The WINDspeed Pocket Hotspot: great for Linux users but piss-poor documentation.

I must admit that I haven’t found a suitable use case for a MiFi device until now — where I find myself tasked with procuring a no-fuss Internet connection for  visiting family. Each of the big carriers in Canada sells a personal WiFi hotspot of some sort, but being a fan of the little guy I went instead with WIND Mobile’s Huawei E583C — aka, the WINDspeed Pocket Hotspot.

As a Linux user I’ve found that many mobile broadband USB sticks  — including the ones sold by WIND — don’t play well with my particular distro. In at least one way WIND’s hotspot is no different; a USB connection on my Ubuntu-powered ThinkPad offers no Internet, just a bunch of executables for Windows:

Presumably there’s another partition on this thing with setup utilities for OS X, but since I don’t have any HFS+ tools installed I can’t see them.

Fortunately for free software lovers, administering this device is a no-brainer… provided you have the necessary passwords. With a factory-charged battery and SIM card in place the Huawei powered up and connected to WIND’s mobile network straightaway, but the broadcasted signal is WPA-encrypted by default and the password to access it is not at all clear.

Thinking the passcode was specific to my account I tried my assigned WIND number (for texts) and my personal PIN. No joy.

A frantic Google search provided a clue — search for “under the battery” on this page. It eventually donned on me that the required digits weren’t there, but here:

D’oh.

So with a secure connection in place I immediately set about changing the details to make them more family-friendly. The admin interface for the device is — like my Linux-friendly NAS — available through any web browser at 192.168.1.1, or in this case the more memorable http://mye5.home. But here again I got stuck:

Great, another password… And I had to download the product manual from WIND to find it. You can download the same PDF here, or I can save you the grief and just give it to you: admin. Not hard to remember, but it sure would’ve been nice to have this rather critical information included in the box.

With the pocket-spot now set up the way I likes it I’m getting some decent speeds — see for yourself:


This particular Huawei allows up to five devices to connect simultaneously; for my needs there likely won’t be more than two at any given time. And for freedom beards the best part is that no tweaking of Windows or Mac computers is necessary; just hand out the password and the user does the rest.

For anyone who wants to share their mobile data connection (even with themselves) I give the WINDspeed Pocket Hotspot an enthusiastic thumbs-up — once I’m done wagging my finger at WIND for their documentation fail, of course…

7 comments:

  1. Hi.

    How is the battery power for you? I find it annoying having it to charge when it gets low, though when the battery bar is all clear & a LOW BATTERY message comes up it stays connected for good while. I must admit I use a lot of video streaming (for watching my shows) at night when I get home since I cancelled my ridiculous cable bill w Rogers. Its just that the pain of either plugging it on the USB port or the electrical outlet is getting into me now. Performance-wise, I’m liking the wireless connection, the speed & convenience of this little guy here.
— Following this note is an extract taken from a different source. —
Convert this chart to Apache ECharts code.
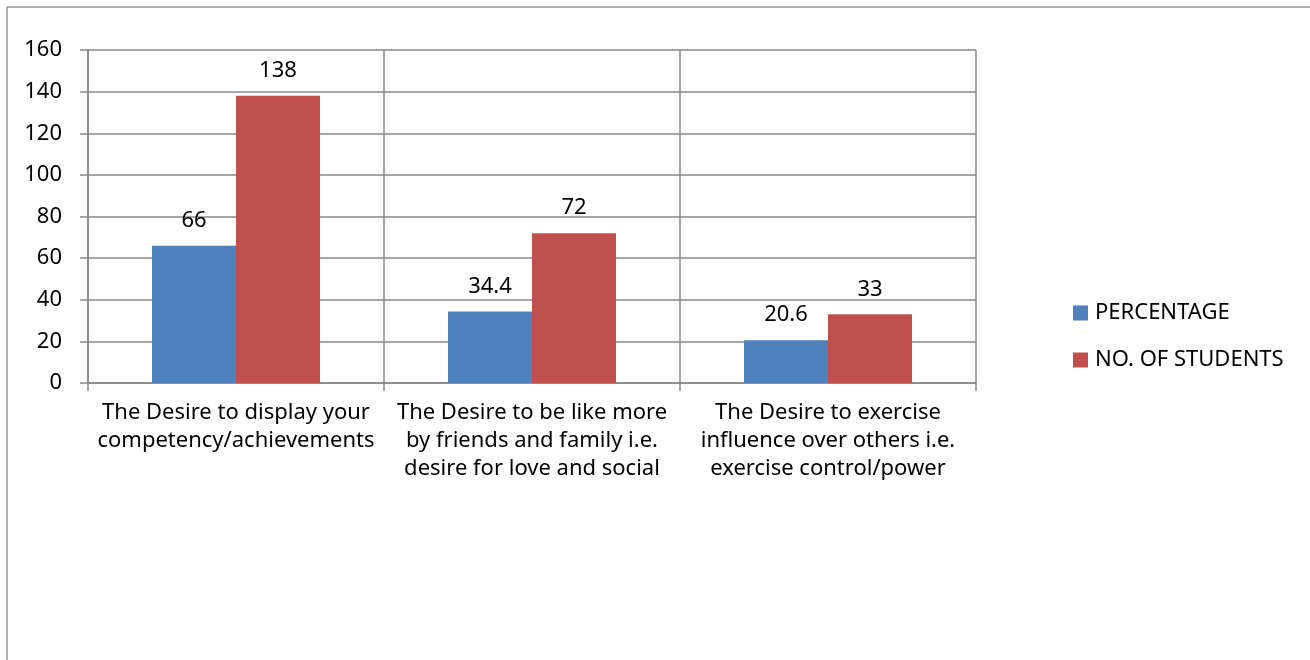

    Should I replace it with the data stick instead? Just curious.

    Thanks!

  2. This is the type of device you’d leave plugged in at home, I think — once you have a properly-conditioned battery, of course…

    With any mobile device I always drain the factory charge on the battery first, then go through no less than three complete charge cycles before I consider it fit for daily use.

  3. Hey there! thanks a lot so much for you instructions on how to find my hot spot password. Like you I was searching for it, I think its really peeving how they hide the password and without a Google search, there is no help. You’ve done a great job.

  4. It’s terrible for playing games online. I live in Vancover and the max speed I can get is less than 2.5

  5. WIND is fairly upfront about the fact that they might throttle your speeds after 5GB of data transfer or so — direct link to PDF here.

    So anyone hoping that this will replace their broadband cable or DSL Internet service will probably be disappointed…

  6. i’m not looking to replace broadband, i’m looking to replace cable, with netflix, etc.

    after 5gb, will i get enough speed to stream sports and movies all month?